Сталин не видел своего преемника. Нового вождя. По ряду косвенных пометок в записях Сталина совершенно ясно, что он искал для своей личности аналогии в истории. Судя по тому, что диктатор читал и помечал своим карандашом в книгах, его симпатии были отданы Ивану IV, названному в народе Грозным. Второму вождю большевиков импонировало, что Иван Грозный был умным, властным деспотом. Его необузданная жестокость в понимании Сталина выглядела как государственная доблесть, а завоевание Грозным Казанского ханства, выход к Балтийскому морю, создание опричнины лишь усиливали в глазах большевистского тирана притягательность русского царя из далекого XVI века.

Как и Грозный, Сталин не оставил достойного наследника. От семи царских жен у Ивана был лишь слабоумный Федор да малолетний Дмитрий от Марии Нагой. Вырождение «царского корня» угнетало Грозного. Мучило отсутствие явного наследника и Сталина, хотя если бы таковой и был, то едва ли бы он уцелел. Но большевистский абсолютизм предполагал иметь во главе системы марксистского вождя.

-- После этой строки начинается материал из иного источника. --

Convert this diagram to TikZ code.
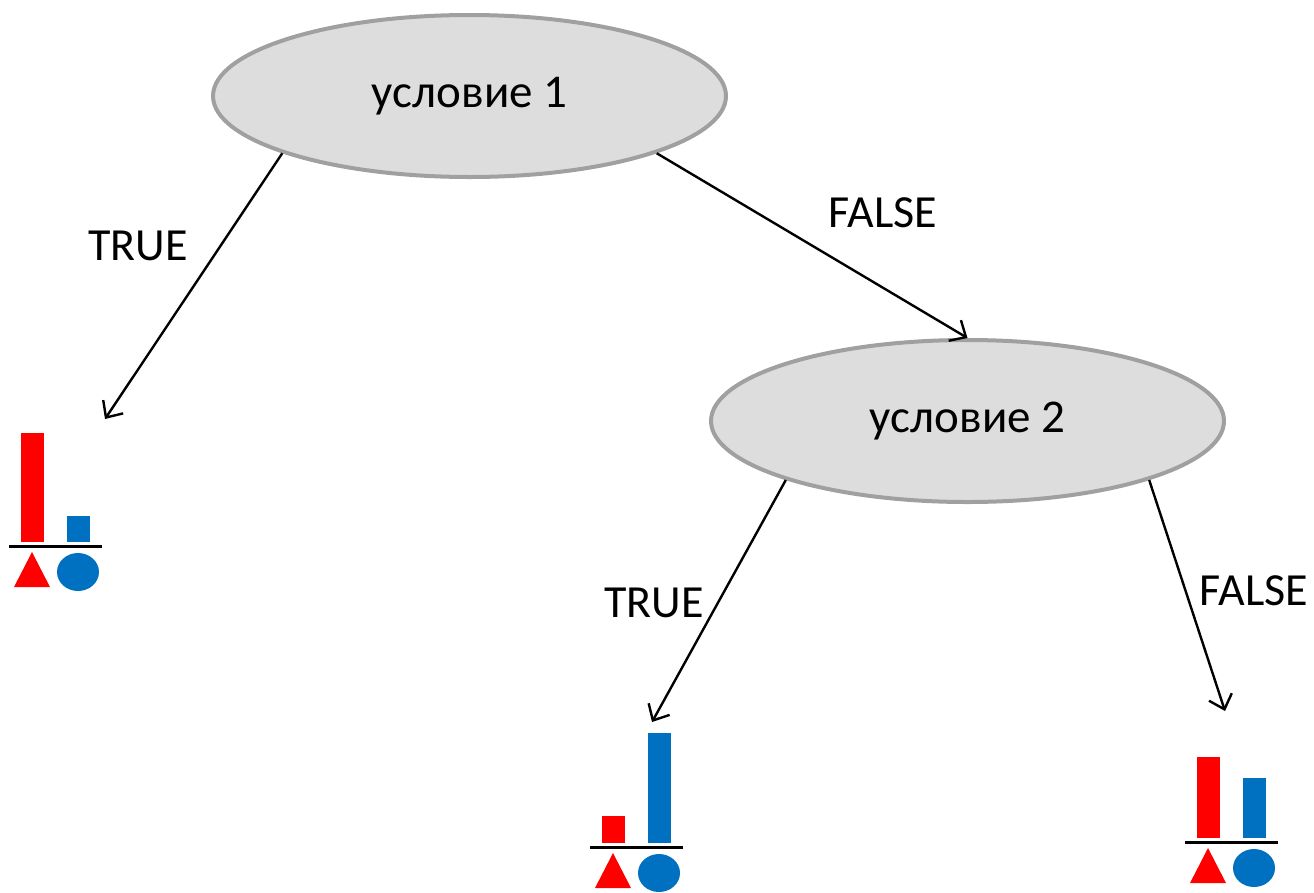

Сталин не сомневался, об этом я могу судить с большой степенью уверенности, в том, что его «дело» будет жить всегда. Его сентенции о «котятах» выражали больше всего личную неудовлетворенность выродившимся окружением, которое он превратил в поддакивателей, исполнителей, льстецов. Но что касается классовых, идеологических целей, Сталин верил: они достижимы. Ему уже представлялось неизбежным автоматическое исполнение всех его пророчеств.

Долгое время Сталин отдавал явное предпочтение Молотову; встречался с ним чаще, чем с кем-либо; нередко принимал самые ответственные решения, посоветовавшись только с этим человеком (достаточно вспомнить печально знаменитые советско-германские соглашения 1939 года); именно Вячеслав Михайлович, пожалуй, один из всего политбюро мог возразить вождю, высказать свою точку зрения. Но ко времени XIX съезда партии Сталин резко охладел к Молотову, а на пленуме после съезда подверг его (как и Микояна) резкой, но маловразумительной критике. Как писал Хрущев, он был уверен, «что, если бы Сталин прожил значительно дольше, жизнь Молотова и Микояна закончилась бы трагически»{553}.